[Collection entries]
·····

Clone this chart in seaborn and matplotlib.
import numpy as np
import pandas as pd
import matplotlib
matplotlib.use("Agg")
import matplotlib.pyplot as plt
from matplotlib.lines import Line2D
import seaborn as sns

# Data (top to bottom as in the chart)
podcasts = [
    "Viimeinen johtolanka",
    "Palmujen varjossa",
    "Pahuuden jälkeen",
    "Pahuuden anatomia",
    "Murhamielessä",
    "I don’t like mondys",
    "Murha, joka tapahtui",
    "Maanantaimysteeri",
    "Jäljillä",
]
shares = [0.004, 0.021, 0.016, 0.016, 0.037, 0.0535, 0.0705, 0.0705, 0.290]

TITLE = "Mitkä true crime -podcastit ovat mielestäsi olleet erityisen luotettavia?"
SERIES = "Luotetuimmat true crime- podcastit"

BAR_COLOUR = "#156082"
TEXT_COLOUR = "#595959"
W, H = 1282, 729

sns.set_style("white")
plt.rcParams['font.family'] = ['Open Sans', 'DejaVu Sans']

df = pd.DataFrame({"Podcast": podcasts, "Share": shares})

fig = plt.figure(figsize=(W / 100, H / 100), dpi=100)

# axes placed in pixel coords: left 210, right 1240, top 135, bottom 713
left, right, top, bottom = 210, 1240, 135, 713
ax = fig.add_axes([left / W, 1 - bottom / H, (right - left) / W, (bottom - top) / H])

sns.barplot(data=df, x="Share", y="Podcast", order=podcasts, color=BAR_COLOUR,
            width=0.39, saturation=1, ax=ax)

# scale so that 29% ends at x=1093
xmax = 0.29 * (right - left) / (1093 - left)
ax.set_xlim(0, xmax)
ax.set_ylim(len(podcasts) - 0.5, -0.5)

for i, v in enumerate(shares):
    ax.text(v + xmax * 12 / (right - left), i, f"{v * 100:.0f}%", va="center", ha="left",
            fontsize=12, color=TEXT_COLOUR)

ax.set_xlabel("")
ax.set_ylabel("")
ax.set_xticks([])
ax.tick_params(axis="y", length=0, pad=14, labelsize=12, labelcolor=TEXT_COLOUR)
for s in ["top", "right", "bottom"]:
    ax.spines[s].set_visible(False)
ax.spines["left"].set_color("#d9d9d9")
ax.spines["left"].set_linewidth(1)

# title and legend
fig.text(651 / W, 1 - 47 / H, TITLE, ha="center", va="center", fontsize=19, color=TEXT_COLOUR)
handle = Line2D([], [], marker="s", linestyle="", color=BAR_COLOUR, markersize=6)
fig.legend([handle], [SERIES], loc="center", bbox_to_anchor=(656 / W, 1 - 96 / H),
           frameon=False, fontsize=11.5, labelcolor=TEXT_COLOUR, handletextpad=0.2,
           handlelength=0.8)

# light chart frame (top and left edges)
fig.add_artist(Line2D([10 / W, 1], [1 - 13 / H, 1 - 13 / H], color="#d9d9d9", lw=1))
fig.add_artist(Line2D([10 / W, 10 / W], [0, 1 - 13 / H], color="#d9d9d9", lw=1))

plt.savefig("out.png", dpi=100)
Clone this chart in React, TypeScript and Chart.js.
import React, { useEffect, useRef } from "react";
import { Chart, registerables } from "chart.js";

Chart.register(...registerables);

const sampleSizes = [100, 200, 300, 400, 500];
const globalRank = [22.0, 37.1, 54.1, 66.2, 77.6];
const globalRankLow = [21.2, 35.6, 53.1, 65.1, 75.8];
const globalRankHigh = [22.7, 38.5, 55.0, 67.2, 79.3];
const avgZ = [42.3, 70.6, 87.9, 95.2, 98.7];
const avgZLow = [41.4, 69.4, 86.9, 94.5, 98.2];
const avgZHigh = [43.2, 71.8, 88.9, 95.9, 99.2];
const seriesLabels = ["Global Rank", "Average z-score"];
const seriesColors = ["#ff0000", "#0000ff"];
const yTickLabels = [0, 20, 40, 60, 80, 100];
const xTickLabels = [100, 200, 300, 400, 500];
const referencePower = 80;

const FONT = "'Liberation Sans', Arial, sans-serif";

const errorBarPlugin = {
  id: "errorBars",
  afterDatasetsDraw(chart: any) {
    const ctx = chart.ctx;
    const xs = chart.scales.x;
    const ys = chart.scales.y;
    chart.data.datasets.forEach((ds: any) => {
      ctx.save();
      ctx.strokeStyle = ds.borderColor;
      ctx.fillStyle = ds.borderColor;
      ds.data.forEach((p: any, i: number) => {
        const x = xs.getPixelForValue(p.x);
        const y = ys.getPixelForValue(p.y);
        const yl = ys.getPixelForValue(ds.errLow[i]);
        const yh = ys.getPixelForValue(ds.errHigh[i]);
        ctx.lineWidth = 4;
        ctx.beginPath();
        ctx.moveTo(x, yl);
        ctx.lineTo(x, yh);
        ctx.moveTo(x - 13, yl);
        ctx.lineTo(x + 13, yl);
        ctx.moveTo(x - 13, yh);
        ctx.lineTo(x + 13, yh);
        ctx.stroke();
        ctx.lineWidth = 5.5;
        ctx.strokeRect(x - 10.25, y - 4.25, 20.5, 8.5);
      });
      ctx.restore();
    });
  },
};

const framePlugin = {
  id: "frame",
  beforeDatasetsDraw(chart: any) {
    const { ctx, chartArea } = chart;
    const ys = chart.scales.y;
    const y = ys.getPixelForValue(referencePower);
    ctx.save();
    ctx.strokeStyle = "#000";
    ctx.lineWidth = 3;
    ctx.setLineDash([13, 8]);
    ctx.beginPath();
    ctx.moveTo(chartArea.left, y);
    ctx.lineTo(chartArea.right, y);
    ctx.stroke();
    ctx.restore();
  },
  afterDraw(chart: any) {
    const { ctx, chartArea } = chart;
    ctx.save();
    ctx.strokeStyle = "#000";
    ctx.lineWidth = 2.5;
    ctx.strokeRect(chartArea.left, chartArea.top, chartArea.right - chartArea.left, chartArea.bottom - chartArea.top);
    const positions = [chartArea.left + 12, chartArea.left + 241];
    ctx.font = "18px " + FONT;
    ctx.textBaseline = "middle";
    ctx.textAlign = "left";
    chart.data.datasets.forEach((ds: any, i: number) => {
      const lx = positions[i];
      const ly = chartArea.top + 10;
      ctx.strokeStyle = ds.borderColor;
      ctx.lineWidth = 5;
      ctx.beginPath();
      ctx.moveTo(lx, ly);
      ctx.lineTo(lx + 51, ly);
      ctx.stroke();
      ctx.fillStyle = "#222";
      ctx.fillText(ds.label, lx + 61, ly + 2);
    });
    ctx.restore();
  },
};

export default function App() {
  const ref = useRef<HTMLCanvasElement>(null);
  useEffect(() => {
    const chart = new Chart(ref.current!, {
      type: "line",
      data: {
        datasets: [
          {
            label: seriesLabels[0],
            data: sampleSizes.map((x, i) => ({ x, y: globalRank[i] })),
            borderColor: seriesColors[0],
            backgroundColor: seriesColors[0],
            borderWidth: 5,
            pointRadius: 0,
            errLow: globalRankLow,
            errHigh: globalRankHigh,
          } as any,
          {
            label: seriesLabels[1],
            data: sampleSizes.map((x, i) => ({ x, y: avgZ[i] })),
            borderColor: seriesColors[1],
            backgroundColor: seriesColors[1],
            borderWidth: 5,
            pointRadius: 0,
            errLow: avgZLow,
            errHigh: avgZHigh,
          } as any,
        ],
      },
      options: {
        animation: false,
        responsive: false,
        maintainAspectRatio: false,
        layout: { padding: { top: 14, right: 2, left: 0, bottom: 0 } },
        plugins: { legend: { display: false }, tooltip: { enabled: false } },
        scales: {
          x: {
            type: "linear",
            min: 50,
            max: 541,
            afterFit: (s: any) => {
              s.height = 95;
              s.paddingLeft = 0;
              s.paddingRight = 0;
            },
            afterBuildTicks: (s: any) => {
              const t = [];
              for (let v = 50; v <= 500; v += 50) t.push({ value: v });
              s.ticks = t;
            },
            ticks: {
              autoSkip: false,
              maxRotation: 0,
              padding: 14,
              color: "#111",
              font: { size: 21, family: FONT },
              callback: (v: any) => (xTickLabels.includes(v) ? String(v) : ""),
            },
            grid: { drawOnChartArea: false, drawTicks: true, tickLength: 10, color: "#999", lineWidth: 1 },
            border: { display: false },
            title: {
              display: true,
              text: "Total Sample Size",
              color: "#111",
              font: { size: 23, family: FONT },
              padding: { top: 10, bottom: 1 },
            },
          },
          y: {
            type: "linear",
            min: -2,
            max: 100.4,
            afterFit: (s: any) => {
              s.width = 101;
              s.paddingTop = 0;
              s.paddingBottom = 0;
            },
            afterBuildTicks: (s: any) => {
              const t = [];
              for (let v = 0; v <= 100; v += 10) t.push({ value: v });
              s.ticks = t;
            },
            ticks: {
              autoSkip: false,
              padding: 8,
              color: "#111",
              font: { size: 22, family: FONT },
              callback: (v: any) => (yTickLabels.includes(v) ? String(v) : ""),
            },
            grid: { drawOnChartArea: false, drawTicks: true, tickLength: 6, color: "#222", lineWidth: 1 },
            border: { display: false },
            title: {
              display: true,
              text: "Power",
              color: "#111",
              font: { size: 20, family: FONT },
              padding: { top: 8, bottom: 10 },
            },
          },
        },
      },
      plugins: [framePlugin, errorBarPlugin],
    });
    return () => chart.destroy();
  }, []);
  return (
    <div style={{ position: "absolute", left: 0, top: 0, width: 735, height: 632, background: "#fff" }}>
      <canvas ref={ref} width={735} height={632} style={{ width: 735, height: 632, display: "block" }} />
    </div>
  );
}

·····

TO DO => Quote, with nothing altered, all lines from the start of the entries to the line that carries "W, H = 1282, 729", inclusive.

THE COMPLETED TASK =>
Clone this chart in seaborn and matplotlib.
import numpy as np
import pandas as pd
import matplotlib
matplotlib.use("Agg")
import matplotlib.pyplot as plt
from matplotlib.lines import Line2D
import seaborn as sns

# Data (top to bottom as in the chart)
podcasts = [
    "Viimeinen johtolanka",
    "Palmujen varjossa",
    "Pahuuden jälkeen",
    "Pahuuden anatomia",
    "Murhamielessä",
    "I don’t like mondys",
    "Murha, joka tapahtui",
    "Maanantaimysteeri",
    "Jäljillä",
]
shares = [0.004, 0.021, 0.016, 0.016, 0.037, 0.0535, 0.0705, 0.0705, 0.290]

TITLE = "Mitkä true crime -podcastit ovat mielestäsi olleet erityisen luotettavia?"
SERIES = "Luotetuimmat true crime- podcastit"

BAR_COLOUR = "#156082"
TEXT_COLOUR = "#595959"
W, H = 1282, 729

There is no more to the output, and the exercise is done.